Now yes there are many translations NOW... and you have always had a thing about the dead sea scrolls... but here is a thing for me... now... think about something... just food for thought... I am not asking you to think like I do, but think about this for a second... If God is God, you really don't think He could orchestrate the finding of the particular books he wanted put in what HE WANTED us to use as a reference to get to know Him? I sit here and argue the point, but you want to know a secret Jason, I am at a point in my life where... *sigh* I believe in God, I have enough fear in God to not be brave enough to say that Jesus is NOT who He said He was or that the WORD of GOD isn't His... but I wonder at times.
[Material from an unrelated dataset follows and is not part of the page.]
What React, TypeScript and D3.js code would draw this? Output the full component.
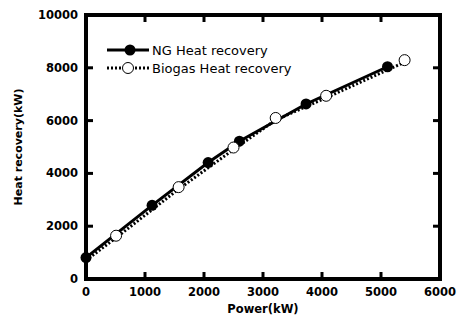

Just about things... When I fell into my depression, it was because I have tried so hard for so long and yet... I keep getting screwed and my life seems to ... anyways... tmi for here... but... anyways... I think that the lustful factor couldn't be there for him to be a perfect sacrifice... he had to be a perfect sacrifice to carry our sins... "if you commit the sin in your heart... you have commited it" <-- bad paraphrase I know... but you know which one I am referring to. Also... why would Paul say its better to not get married so you could focus on God if Jesus had been married.. there are a lot of examples I could use for why I really don't think he was married...but I am very aware of the fact a lot of people believe he was...

honey.. you have several close female friends.. you and me... we were together a lot... we never came close to sex or marriage... just food for thought... and at least to me.. you and me... we were really close and I still love you with all my heart... *hugs* ;)

Ms. Monkeythong said...

Pool?!?

Yeah, you know -- the swimmin' pool. The kind with water in it. Some days I call our pool "Old Lady Soup" cuz of all the old ladies bobbing up and down in it.

Though I actually missed pool time so I "ran" 2 miles. And what did I get for my effort? Blisters! Bah!